December 14, 2018

New faculty pay system passed

Webster University faculty have voted to enact a new pay-for-performance system that will be “fully functional” by January 2015.

The faculty senate held an assembly meeting to present a new pay-for-performance model for faculty members in the East Academic Building on April 22. Presented by faculty senate Vice President Marty Smith, the talk laid out a basic outline of the 12-page proposal.

During the presentation, Smith said it was announced in the spring 2013 semester that faculty members would no longer receive across-the-board or cost-of-living raises. Smith saidProvost Julian Schuster wanted faculty to be involved in the creation of this change.

“Provost Schuster indicated that he wanted this performance-pay model faculty-lead, so the senate took upon them to develop the draft mode,” Smith said.

To receive a raise, a faculty member must now sit down with their the relevant department chair and evaluate his or her performance. Faculty performance will be judged on three categories: teaching and advising, professional development and service to the department. Faculty members are asked to propose “relevant weighting” of each area in terms of percentages.

The department chair will then award points in each category. If work is considered satisfactory, the faculty member is awarded two points. Unsatisfactory work is given one point. The points will then be multiplied by each respective percentage, and the department chair will compute an average score. If the average score comes out to 1.85 or higher, the faculty member will then be given a proportionate raise.

Smith said the meeting would only be used to discuss raises for satisfactory work, not extraordinary work.

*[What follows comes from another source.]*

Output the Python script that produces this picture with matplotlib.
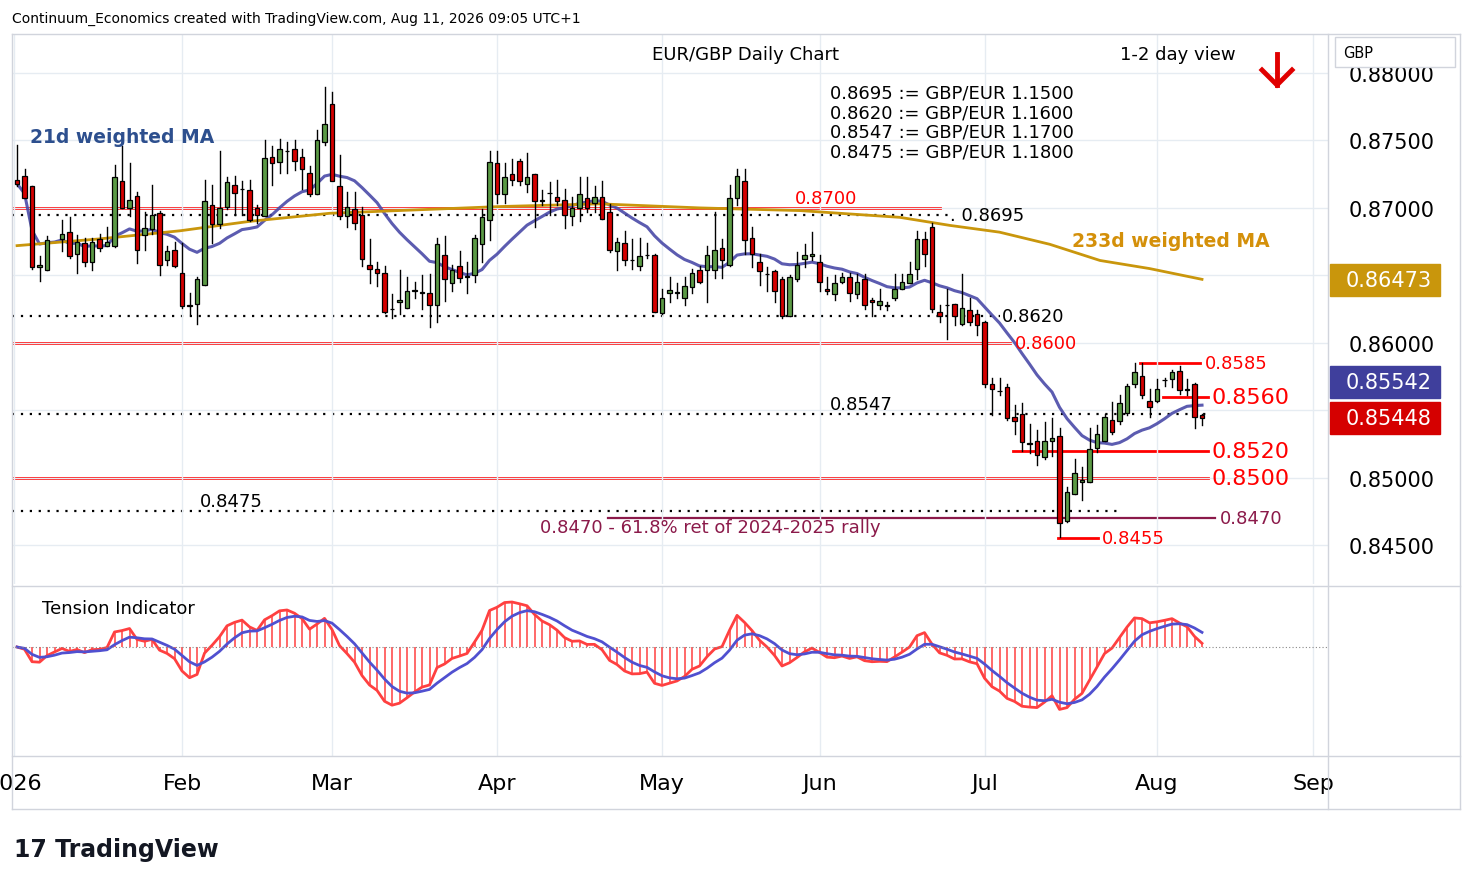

“Right now, today, what we are talking about is satisfactory performance only. The extraordinary merit portion of this has even been looked at and that will be looked at by the senate next fall of 2014,” Smith said.

One faculty member asked if the pay given for satisfactory work would only be allowed for a certain number of faculty members in the department.

“Provost has assured us that, no, there isn’t a quota for who is doing satisfactory work. The presumption is that we want everyone to do satisfactory work,” Williams said.

Smith said the proposal’s creation began in the fall 2013 semester with the senate researching other pay-for-performance models at different universities. The senate also held several meetings with faculty throughout the academic year and received feedback. The draft went through “multiple iterations,” Smith said.

The vice president also said the proposal was taken for more feedback by Senate President Gwyneth Williams.

“Gwyneth went out, met with deans, council of chairs, received more feedback, also met with chief of human resources, chief financial officer, legal counsel for the university was also consulted and received more feedback. Senate voted and approved the draft that was presented to the faculty,” Smith said.

But during the open debate section of the meeting, faculty members had problems with the language of a section of the proposal.

On page four of the proposal, one sentence read, “However, faculty should understand that satisfactory rations on the compensation for (for teaching, professional development and university service) are necessary but not sufficient for approval of tenure.”

Faculty members debated and expressed their disapproval for the language of “necessary but not sufficient.”

The faculty senate moved to strike the sentence to amend, which was passed.

Although the new system was voted in by faculty members, Assistant Professor Remy Cross said he was doubtful of the new system and thought there should have been more time allowed for faculty to read the proposal.

“This does not seem to be based (on merit). There have been a lot of studies that have been done and that it does what it is reported to do, which is motivating work efficiency. I am skeptical about that,” Cross said. “I also felt this proposal has been rushed without proper deliberation. A lot of people had not read through it in detail.”